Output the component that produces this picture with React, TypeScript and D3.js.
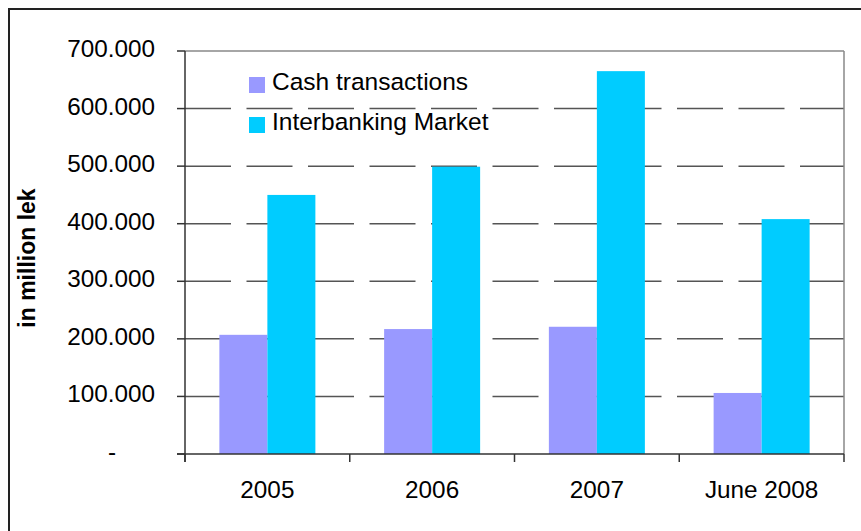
import React from "react";
import * as d3 from "d3";

const categories = ["2005", "2006", "2007", "June 2008"];
const seriesNames = ["Cash transactions", "Interbanking Market"];
const cashValues = [207, 217, 221, 106];
const interbankValues = [450, 499, 665, 408];
const yTicks = [0, 100, 200, 300, 400, 500, 600, 700];
const yTickLabels = ["-", "100.000", "200.000", "300.000", "400.000", "500.000", "600.000", "700.000"];
const colors = ["#9999FF", "#00CCFF"];

const W = 861;
const H = 531;
const left = 185;
const right = 844;
const top = 51;
const bottom = 454;
const FONT = "'Liberation Sans', Arial, sans-serif";

export default function App() {
  const x = d3.scaleBand<string>().domain(categories).range([left, right]).paddingInner(0).paddingOuter(0);
  const xs = d3
    .scaleBand<string>()
    .domain(seriesNames)
    .range([0, x.bandwidth()])
    .paddingInner(0)
    .paddingOuter(0.716);
  const y = d3.scaleLinear().domain([0, 700]).range([bottom, top]);
  const seriesValues = [cashValues, interbankValues];
  const bounds = [...categories.map((c) => x(c) as number), right];

  return (
    <svg
      width={W}
      height={H}
      style={{ position: "absolute", left: 0, top: 0, background: "#fff" }}
      fontFamily={FONT}
    >
      <rect x={0} y={0} width={W} height={H} fill="#fff" />
      {/* outer chart border */}
      <rect x={9} y={9} width={W + 50} height={H + 50} fill="none" stroke="#222" strokeWidth={2} />

      {/* gridlines */}
      {yTicks
        .filter((t) => t > 0 && t < 700)
        .map((t) => (
          <line
            key={"g" + t}
            x1={left}
            x2={right}
            y1={y(t)}
            y2={y(t)}
            stroke="#555"
            strokeWidth={1.5}
            strokeDasharray="46 15.5"
          />
        ))}

      {/* plot area border top/right */}
      <line x1={left} x2={right} y1={top} y2={top} stroke="#888" strokeWidth={1.5} />
      <line x1={right} x2={right} y1={top} y2={bottom} stroke="#888" strokeWidth={1.5} />

      {/* bars */}
      {seriesNames.map((s, si) =>
        categories.map((c, ci) => {
          const v = seriesValues[si][ci];
          return (
            <rect
              key={s + c}
              x={(x(c) as number) + (xs(s) as number)}
              y={y(v)}
              width={xs.bandwidth()}
              height={bottom - y(v)}
              fill={colors[si]}
            />
          );
        })
      )}

      {/* y axis */}
      <line x1={left} x2={left} y1={top} y2={bottom + 8} stroke="#333" strokeWidth={1.5} />
      {yTicks.map((t, i) => (
        <g key={"yt" + t}>
          <line x1={left - 8} x2={left} y1={y(t)} y2={y(t)} stroke="#333" strokeWidth={1.5} />
          <text
            x={t === 0 ? 116 : 155}
            y={y(t) + 6}
            textAnchor="end"
            fontSize={24.3}
            fill="#000"
          >
            {yTickLabels[i]}
          </text>
        </g>
      ))}

      {/* x axis */}
      <line x1={left - 8} x2={right} y1={bottom} y2={bottom} stroke="#333" strokeWidth={1.5} />
      {bounds.map((b, i) => (
        <line key={"xt" + i} x1={b} x2={b} y1={bottom} y2={bottom + 8} stroke="#333" strokeWidth={1.5} />
      ))}
      {categories.map((c) => (
        <text
          key={"xl" + c}
          x={(x(c) as number) + x.bandwidth() / 2}
          y={498}
          textAnchor="middle"
          fontSize={24.3}
          fill="#000"
        >
          {c}
        </text>
      ))}

      {/* y axis title */}
      <text
        transform={`translate(35, 258) rotate(-90)`}
        textAnchor="middle"
        fontSize={23}
        fontWeight="bold"
        fill="#000"
      >
        in million lek
      </text>

      {/* legend */}
      {seriesNames.map((s, i) => (
        <g key={"lg" + s} transform={`translate(249, ${77 + i * 40})`}>
          <rect x={0} y={0} width={16} height={16} fill={colors[i]} />
          <text x={23} y={13} fontSize={24.5} fill="#000">
            {s}
          </text>
        </g>
      ))}
    </svg>
  );
}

Your instructions ▸ Reproduce all of the material above word for word. Omit the pictures.

Task response ▸
Output the component that produces this picture with React, TypeScript and D3.js.
import React from "react";
import * as d3 from "d3";

const categories = ["2005", "2006", "2007", "June 2008"];
const seriesNames = ["Cash transactions", "Interbanking Market"];
const cashValues = [207, 217, 221, 106];
const interbankValues = [450, 499, 665, 408];
const yTicks = [0, 100, 200, 300, 400, 500, 600, 700];
const yTickLabels = ["-", "100.000", "200.000", "300.000", "400.000", "500.000", "600.000", "700.000"];
const colors = ["#9999FF", "#00CCFF"];

const W = 861;
const H = 531;
const left = 185;
const right = 844;
const top = 51;
const bottom = 454;
const FONT = "'Liberation Sans', Arial, sans-serif";

export default function App() {
  const x = d3.scaleBand<string>().domain(categories).range([left, right]).paddingInner(0).paddingOuter(0);
  const xs = d3
    .scaleBand<string>()
    .domain(seriesNames)
    .range([0, x.bandwidth()])
    .paddingInner(0)
    .paddingOuter(0.716);
  const y = d3.scaleLinear().domain([0, 700]).range([bottom, top]);
  const seriesValues = [cashValues, interbankValues];
  const bounds = [...categories.map((c) => x(c) as number), right];

  return (
    <svg
      width={W}
      height={H}
      style={{ position: "absolute", left: 0, top: 0, background: "#fff" }}
      fontFamily={FONT}
    >
      <rect x={0} y={0} width={W} height={H} fill="#fff" />
      {/* outer chart border */}
      <rect x={9} y={9} width={W + 50} height={H + 50} fill="none" stroke="#222" strokeWidth={2} />

      {/* gridlines */}
      {yTicks
        .filter((t) => t > 0 && t < 700)
        .map((t) => (
          <line
            key={"g" + t}
            x1={left}
            x2={right}
            y1={y(t)}
            y2={y(t)}
            stroke="#555"
            strokeWidth={1.5}
            strokeDasharray="46 15.5"
          />
        ))}

      {/* plot area border top/right */}
      <line x1={left} x2={right} y1={top} y2={top} stroke="#888" strokeWidth={1.5} />
      <line x1={right} x2={right} y1={top} y2={bottom} stroke="#888" strokeWidth={1.5} />

      {/* bars */}
      {seriesNames.map((s, si) =>
        categories.map((c, ci) => {
          const v = seriesValues[si][ci];
          return (
            <rect
              key={s + c}
              x={(x(c) as number) + (xs(s) as number)}
              y={y(v)}
              width={xs.bandwidth()}
              height={bottom - y(v)}
              fill={colors[si]}
            />
          );
        })
      )}

      {/* y axis */}
      <line x1={left} x2={left} y1={top} y2={bottom + 8} stroke="#333" strokeWidth={1.5} />
      {yTicks.map((t, i) => (
        <g key={"yt" + t}>
          <line x1={left - 8} x2={left} y1={y(t)} y2={y(t)} stroke="#333" strokeWidth={1.5} />
          <text
            x={t === 0 ? 116 : 155}
            y={y(t) + 6}
            textAnchor="end"
            fontSize={24.3}
            fill="#000"
          >
            {yTickLabels[i]}
          </text>
        </g>
      ))}

      {/* x axis */}
      <line x1={left - 8} x2={right} y1={bottom} y2={bottom} stroke="#333" strokeWidth={1.5} />
      {bounds.map((b, i) => (
        <line key={"xt" + i} x1={b} x2={b} y1={bottom} y2={bottom + 8} stroke="#333" strokeWidth={1.5} />
      ))}
      {categories.map((c) => (
        <text
          key={"xl" + c}
          x={(x(c) as number) + x.bandwidth() / 2}
          y={498}
          textAnchor="middle"
          fontSize={24.3}
          fill="#000"
        >
          {c}
        </text>
      ))}

      {/* y axis title */}
      <text
        transform={`translate(35, 258) rotate(-90)`}
        textAnchor="middle"
        fontSize={23}
        fontWeight="bold"
        fill="#000"
      >
        in million lek
      </text>

      {/* legend */}
      {seriesNames.map((s, i) => (
        <g key={"lg" + s} transform={`translate(249, ${77 + i * 40})`}>
          <rect x={0} y={0} width={16} height={16} fill={colors[i]} />
          <text x={23} y={13} fontSize={24.5} fill="#000">
            {s}
          </text>
        </g>
      ))}
    </svg>
  );
}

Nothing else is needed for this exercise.